Ülkemizde derin bir ekonomik kriz yaşanırken vatandaşlarına az maaş vermek için enflasyon rakamları ile oynayan, hukuk devletinden önce bireysel menfaatlerini korumayı ilke edinen, farklı seslere tahammülü olmayan iktidardan böyle yüzeysel ve makyaj niteliğindeki düzenlemelerle iyileşme beklemek abesle iştigal.” dedi.
‘KHK dramı son bulmalı’
“Toplumun kanayan yaralarından KHK dramını görmelerini ve devam eden korkunç adaletsizliklere çözüm de beklemek gerçekçi değil gibi gözükse de er geç bu zulüm bitecek. KHK zulmünü görmeyen yargı paketine yargı paketi denmez. Bu kötülüklere dur denmediği sürece hukuk devleti iddiası boş laftır. Benzer şekilde, AİHM kararlarının tamamının gereklerini yerine getirilmesi gerekiyor ama yapmıyorlar. Yalçınkaya kararı devam eden tüm yargılamalarda ve kesinleştirilmiş kararlarda dahi uygulanması gerekiyor ama erteliyorlar maalesef.”
‘Bunları bile yapmaları hayal iken daha öte bir beklenti safdillik olur’
İktidardan hukuk devletine dönmedikleri sürece ciddi bir beklentisinin olmadığını belirten Yeneroğlu, “Belki insanlık namına bazı dramatik sorunlara çözüm getirmek isterlerse en azından ağır hasta çocuğu olan anneler için sağlanan infaz erteleme hakkının babalar için de uygulanmasını, anne-babanın aynı anda tutuklu ya da hükümlü olması durumlarında çocuğun etkilenmemesi için ebeveynlerden bir tanesinin küçük çocuğun yanında olmasını, hasta mahpuslar bakımından tam teşekkülü devlet hastaneleri tarafından verilen cezaevinde kalamaz raporları sonrası kişinin derhal tahliye edilmesini, cezaevi gözlem kurullarının somut değerlendirme yapması adına gerekli düzenlemelerin yapılmasını sağlasınlar. Bu saydığım maddeler yürütülen adaletsiz sistemin kendi tezahürleri, belki insafa gelip bunlara çözüm getirirler.” Dedi.

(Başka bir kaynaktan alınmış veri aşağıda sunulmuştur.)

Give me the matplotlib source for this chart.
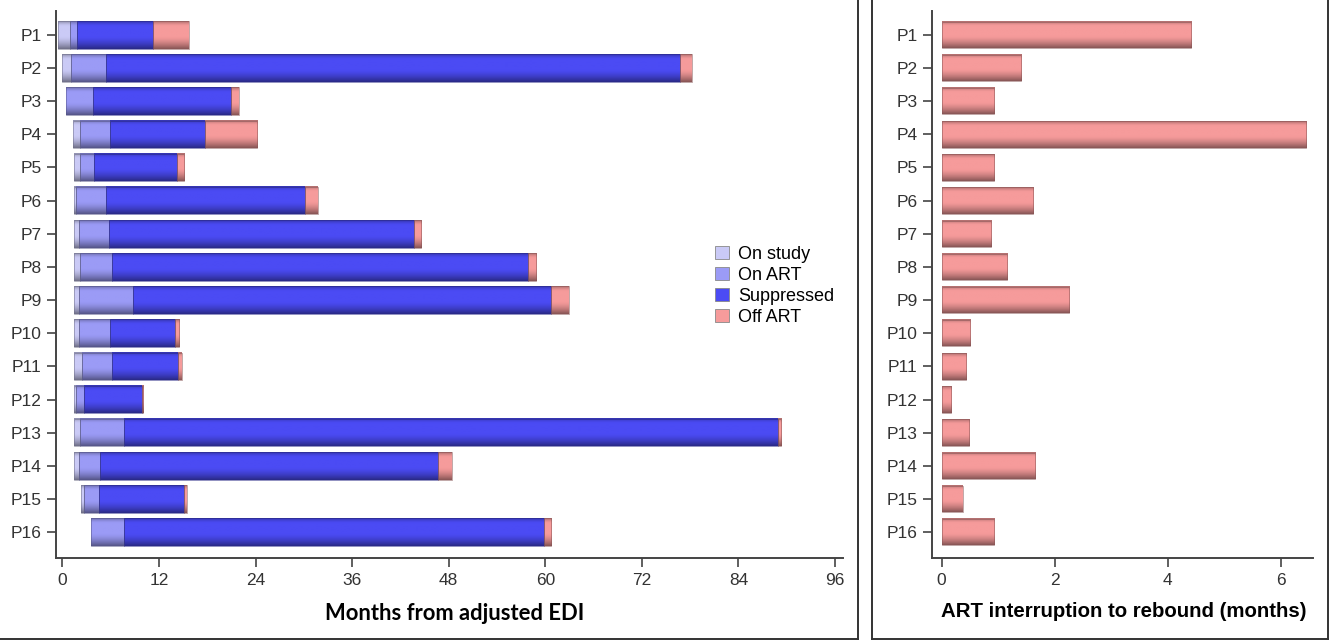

‘Dindarlıkla övünüp dindarlığın en temel ölçüsü olan adaleti hiç olmadığı kadar ezdiler’
“Dindarlıkla övünüp de dindarlığın en temel ölçücü olan adaleti hiç olmadığı kadar ezmeleri, haddi aşıp hiç olmadığı kadar haksızlık yapmaları, milletin emanetini ehline vermemeleri, adam kayırmaları, güçlü olanın yanında olmaları, zayıf olanı daha da zayıflatmaları ve alay eder gibi Türkiye Yüzyılı, Adaletin Yüzyılı deyip son on yılların en adaletsiz dönemini millete yaşatmaları utancı onlara yeter.
Dindar genç yetiştireceğim diye yola çıkıp da aklı, birey özgürlüğünü, adaleti, şeffaflığı, çoğulculuğu, hakkaniyeti, ehliyeti, kadın ve çocuk haklarını esas alan din anlayışı yerine adalete, akla ve bilime itibar etmeyen, insanları afyonlaştıran, hurafeci, sadece grup menfaatini esas alan yapıları teşvik eden, eli kılıçla minberde, ağzında nefret dili ile siyaset kürsüsünde en kutuplaştırıcı, en nefret ettirici anlayışı temsil ettiği için gençlere söz söyleyememenin utancı onlara yeter.”